Вернулся он на родину в состоянии острой истерии. Свое состояние сам поэт связывал с атмосферой «лжи», которая явственно дала себя почувствовать по контрасту с обстановкой в свободном от нее Париже. «Боюсь всех московских перспектив: домов отдыха, дач, Волхонской квартиры — ни на что у меня не осталось ни капельки сил»{407}, — писал Пастернак жене из Ленинграда, куда он прибыл из-за границы в составе советской делегации. Его мечтой теперь было «отойти от пестрого мелькания красок, радио, лжи, мошеннического и бесчеловечного по отношению ко мне раздуванья моего значенья»{408}. Постепенный выход из кризиса знаменовал перелом в пастернаковском отношении к власти и к своему месту в системе советской действительности. Надежды на то, что жестокости первого десятилетия нового строя — всего лишь временная ситуация, необходимая на этом историческом этапе, не оправдались. Слиться в своих помыслах и стремлениях с государством, которое основывает свое существование на беспрерывном терроре и подавлении, теперь представлялось Пастернаку немыслимым. Труду «со всеми сообща и заодно с правопорядком» он противопоставил личную независимость и бесстрашно, иногда безрассудно, нарочито резко реагировал на новые проявления насилия.
Это прежде всего касается ситуации 1936 года, когда в центральной партийной газете «Правда» была опубликована прямо восходящая к Сталину статья «Сумбур вместо музыки», направленная не только против Д.Д. Шостаковича, но и против искусства как такового. Статья предписывала и то, о чем нужно писать, и то, как необходимо это делать.
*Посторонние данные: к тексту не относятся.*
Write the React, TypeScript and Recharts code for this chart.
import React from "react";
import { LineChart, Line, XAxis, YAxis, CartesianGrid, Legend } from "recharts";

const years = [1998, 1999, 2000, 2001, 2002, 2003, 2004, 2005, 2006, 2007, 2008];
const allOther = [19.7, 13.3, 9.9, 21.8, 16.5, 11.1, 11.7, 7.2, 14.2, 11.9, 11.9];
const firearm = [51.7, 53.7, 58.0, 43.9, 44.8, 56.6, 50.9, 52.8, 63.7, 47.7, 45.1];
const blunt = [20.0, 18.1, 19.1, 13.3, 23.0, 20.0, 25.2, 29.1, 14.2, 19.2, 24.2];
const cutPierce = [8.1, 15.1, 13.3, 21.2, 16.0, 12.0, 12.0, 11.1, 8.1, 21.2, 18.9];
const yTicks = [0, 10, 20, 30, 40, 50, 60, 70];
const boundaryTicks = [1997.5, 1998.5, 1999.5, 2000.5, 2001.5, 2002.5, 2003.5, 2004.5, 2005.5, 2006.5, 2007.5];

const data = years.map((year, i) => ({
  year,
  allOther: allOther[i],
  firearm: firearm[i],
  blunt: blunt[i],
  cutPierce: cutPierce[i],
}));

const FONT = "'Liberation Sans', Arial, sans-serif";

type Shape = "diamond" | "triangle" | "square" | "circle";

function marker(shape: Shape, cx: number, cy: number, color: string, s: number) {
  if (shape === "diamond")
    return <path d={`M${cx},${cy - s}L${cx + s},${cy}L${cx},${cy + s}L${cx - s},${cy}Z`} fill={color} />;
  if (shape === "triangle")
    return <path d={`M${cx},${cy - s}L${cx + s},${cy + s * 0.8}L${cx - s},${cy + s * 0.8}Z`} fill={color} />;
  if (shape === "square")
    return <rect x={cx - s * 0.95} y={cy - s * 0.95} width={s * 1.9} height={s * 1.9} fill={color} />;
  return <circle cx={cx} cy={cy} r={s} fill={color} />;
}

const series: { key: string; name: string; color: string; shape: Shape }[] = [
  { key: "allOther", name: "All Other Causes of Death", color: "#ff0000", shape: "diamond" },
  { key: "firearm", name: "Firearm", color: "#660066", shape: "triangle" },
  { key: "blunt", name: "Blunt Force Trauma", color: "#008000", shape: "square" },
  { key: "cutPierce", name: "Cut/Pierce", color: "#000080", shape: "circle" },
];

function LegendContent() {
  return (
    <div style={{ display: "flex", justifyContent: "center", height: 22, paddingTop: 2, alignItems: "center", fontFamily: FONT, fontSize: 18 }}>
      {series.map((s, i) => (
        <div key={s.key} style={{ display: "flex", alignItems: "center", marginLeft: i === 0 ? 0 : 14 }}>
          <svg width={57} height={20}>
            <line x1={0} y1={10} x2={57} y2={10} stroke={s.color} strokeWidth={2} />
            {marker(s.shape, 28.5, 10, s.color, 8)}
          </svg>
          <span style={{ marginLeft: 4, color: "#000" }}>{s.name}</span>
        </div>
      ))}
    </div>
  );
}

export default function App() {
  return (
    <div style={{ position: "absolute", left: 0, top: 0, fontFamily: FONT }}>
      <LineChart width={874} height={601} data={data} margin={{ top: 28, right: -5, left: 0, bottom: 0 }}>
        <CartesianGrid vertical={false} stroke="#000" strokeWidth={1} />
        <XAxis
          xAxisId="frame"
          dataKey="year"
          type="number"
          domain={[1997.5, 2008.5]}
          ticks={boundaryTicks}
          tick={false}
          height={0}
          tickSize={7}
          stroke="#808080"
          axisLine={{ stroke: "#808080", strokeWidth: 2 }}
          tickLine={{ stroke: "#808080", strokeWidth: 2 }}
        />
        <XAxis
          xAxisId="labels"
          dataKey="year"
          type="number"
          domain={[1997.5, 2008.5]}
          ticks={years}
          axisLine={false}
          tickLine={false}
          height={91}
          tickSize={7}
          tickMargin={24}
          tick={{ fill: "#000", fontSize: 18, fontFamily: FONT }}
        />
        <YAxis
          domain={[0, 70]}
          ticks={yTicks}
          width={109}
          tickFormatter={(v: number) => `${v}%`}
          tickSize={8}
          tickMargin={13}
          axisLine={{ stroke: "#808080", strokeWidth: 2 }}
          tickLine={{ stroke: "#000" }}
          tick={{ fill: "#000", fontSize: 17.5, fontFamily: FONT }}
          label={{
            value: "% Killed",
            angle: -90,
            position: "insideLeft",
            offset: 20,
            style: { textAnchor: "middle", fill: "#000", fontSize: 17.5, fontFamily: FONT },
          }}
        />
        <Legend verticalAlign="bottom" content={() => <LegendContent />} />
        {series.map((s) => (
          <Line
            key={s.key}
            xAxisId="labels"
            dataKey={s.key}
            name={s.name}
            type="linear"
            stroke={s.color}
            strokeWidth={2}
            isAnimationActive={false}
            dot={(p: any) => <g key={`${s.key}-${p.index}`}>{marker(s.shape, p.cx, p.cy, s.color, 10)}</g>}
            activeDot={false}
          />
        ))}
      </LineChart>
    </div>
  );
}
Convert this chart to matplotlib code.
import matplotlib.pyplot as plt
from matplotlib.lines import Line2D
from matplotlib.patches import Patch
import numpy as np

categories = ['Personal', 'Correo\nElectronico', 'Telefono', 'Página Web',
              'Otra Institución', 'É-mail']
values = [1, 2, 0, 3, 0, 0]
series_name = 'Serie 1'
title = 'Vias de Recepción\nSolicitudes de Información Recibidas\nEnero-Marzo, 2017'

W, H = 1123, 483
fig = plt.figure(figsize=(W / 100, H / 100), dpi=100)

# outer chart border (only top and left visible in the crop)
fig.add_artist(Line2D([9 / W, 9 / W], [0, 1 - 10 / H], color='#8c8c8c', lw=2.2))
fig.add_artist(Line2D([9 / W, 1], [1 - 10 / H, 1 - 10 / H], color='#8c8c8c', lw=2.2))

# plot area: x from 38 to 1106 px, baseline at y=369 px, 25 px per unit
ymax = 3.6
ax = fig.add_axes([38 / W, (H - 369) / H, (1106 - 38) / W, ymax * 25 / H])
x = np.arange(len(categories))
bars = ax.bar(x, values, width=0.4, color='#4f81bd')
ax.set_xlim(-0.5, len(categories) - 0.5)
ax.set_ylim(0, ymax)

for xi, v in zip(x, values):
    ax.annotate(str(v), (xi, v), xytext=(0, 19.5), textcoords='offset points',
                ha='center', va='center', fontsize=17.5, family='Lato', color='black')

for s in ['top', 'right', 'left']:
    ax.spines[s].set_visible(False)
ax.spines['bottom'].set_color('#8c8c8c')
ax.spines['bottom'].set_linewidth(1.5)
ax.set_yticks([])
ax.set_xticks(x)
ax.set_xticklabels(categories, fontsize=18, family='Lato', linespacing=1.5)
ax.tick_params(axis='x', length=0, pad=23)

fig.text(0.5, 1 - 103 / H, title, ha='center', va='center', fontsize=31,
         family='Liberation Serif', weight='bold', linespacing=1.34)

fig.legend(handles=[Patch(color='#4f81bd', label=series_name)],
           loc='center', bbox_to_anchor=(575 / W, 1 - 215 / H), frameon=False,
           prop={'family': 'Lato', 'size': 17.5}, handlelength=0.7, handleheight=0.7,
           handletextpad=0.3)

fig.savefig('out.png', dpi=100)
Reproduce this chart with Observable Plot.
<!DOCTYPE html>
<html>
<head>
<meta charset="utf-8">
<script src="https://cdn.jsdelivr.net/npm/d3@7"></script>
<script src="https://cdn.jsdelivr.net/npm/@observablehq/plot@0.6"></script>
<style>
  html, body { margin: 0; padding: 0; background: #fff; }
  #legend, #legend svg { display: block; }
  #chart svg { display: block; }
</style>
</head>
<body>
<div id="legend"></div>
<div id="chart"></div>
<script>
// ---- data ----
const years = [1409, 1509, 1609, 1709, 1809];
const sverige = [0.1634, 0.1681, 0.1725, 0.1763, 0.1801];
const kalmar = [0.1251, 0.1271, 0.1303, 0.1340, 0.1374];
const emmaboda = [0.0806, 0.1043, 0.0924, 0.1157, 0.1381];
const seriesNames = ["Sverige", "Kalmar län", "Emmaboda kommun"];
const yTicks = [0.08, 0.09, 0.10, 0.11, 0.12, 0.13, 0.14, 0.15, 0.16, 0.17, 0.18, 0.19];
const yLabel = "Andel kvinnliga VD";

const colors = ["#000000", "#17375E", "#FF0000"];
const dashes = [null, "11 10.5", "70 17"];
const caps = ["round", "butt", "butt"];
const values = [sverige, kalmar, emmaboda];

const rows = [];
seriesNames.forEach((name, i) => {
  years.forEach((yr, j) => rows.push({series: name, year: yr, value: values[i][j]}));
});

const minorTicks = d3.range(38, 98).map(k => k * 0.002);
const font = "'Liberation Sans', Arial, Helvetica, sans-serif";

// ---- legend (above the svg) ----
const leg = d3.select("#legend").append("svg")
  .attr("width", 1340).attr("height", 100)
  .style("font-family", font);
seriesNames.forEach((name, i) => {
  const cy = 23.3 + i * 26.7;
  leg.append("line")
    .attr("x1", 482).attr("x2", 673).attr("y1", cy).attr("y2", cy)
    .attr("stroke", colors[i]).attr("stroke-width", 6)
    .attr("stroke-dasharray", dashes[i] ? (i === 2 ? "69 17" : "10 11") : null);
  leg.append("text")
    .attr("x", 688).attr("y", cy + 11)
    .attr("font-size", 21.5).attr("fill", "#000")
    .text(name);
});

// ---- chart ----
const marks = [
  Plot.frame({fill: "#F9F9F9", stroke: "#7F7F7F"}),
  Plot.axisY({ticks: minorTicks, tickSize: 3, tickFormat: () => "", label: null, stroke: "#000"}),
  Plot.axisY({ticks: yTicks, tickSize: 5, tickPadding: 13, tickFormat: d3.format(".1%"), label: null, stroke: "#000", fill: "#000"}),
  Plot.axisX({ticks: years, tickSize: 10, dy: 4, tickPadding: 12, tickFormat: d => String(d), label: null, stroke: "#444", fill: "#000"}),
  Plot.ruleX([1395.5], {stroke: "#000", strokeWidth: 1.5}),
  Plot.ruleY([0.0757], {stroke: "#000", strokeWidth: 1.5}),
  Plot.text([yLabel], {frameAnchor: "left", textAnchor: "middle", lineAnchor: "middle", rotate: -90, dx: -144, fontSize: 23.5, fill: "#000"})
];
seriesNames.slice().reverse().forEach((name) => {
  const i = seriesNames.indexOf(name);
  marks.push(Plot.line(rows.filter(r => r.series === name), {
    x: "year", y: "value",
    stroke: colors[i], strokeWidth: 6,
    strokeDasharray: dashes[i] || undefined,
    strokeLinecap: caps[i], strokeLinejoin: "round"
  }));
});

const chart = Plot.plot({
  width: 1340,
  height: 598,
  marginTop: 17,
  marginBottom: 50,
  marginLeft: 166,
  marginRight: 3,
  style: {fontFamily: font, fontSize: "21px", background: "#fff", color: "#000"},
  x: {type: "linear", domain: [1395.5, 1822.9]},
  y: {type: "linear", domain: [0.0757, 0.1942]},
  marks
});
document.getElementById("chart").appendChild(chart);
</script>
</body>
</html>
Если раньше звучали призывы обратиться к насущным темам эпохи, правдиво отражать факты, то теперь к ним прибавились новые требования — стать общедоступным, понятным, простым. Развернутая «Правдой» кампания была быстро поддержана другими средствами массовой информации и получила название — борьба с формализмом в искусстве.
Пастернак вступил в открытое противостояние с официальной точкой зрения. В письме О.М. Фрейденберг он скромно сознавался: «Когда на тему этих статей открылась устная дискуссия в Союзе Писателей, я имел глупость однажды пойти на нее и послушав, как совершеннейшие ничтожества говорят о Пильняках, Фединых и Леоновых почти что во множественном числе, не сдержался и попробовал выступить против именно этой стороны всей нашей печати, называя все своими настоящими именами»{409}. Абсолютная однозначность и смелость выступлений Пастернака были беспримерны, на него обрушился поток резкого осуждения критикой, номенклатурой от писательства, товарищами по цеху. Все эти вполне предсказуемые отзывы отличает некоторая растерянность их авторов перед невиданной прямотой Пастернака, к которой никто не был подготовлен.
Приведем фрагмент стенограммы пастернаковского выступления на дискуссии о формализме, чтобы дать возможность оценить его возможные последствия накануне наступающего 1937 года: «Я бы высказал такое положение: если обязательно орать в статьях, то нельзя ли орать на разные голоса? Тогда будет все-таки понятней, потому что, когда орут на один голос, — ничего не понятно. Может быть, можно вообще не орать — это будет совсем замечательно, а может быть, можно пишущим эти статьи даже и думать, тогда мы, может быть, что-нибудь и поймем. Вы требуете от писателей не только того, чтобы они все отобразили, раскрыли, но и того, чтобы не было у них витиеватости. А почему мы — несчастные читатели статей, не вправе требовать, чтобы их писали понятно? И потом это уж очень выпирает, — формализм — натурализм, натурализм — формализм. Я не поверю, что это пишется от чистого разума, что каждый пишущий так и дома разговаривает, в семье и т. д. Это неправда… Так вот — любви к искусству за всем этим не чувствуется. Это есть и в нашей среде, и в среде критиков. В нашей среде это сказывается в ходе дискуссий, и вы этому аплодируете. Вот разбирают отдельные строчки из Пильняка, из Леонова. Тут ничего особенно смешного нет… Ведь мы тут в Союзе писателей, — если вы согласны, то вы должны огорчаться, а отнюдь не радоваться… Тут говорят о витиеватости — куда же мы Гоголя тогда денем?.. Мы говорим, что что-то нужно сделать, а того, что уже сделано, не замечаем. А потом приходят серьезные и взрослые люди и с ними разговаривают, как с мальчиками. Все это глубоко прискорбно. Месяца три тому назад — я был преисполнен каких-то лучших надежд, я глядел с какой-то радостью вперед. Но судьба тем, как она на моих глазах протекает, глубочайшим образом меня дезориентирует, она приводит меня в упадок духа, я уже сказал, по каким причинам»{410}.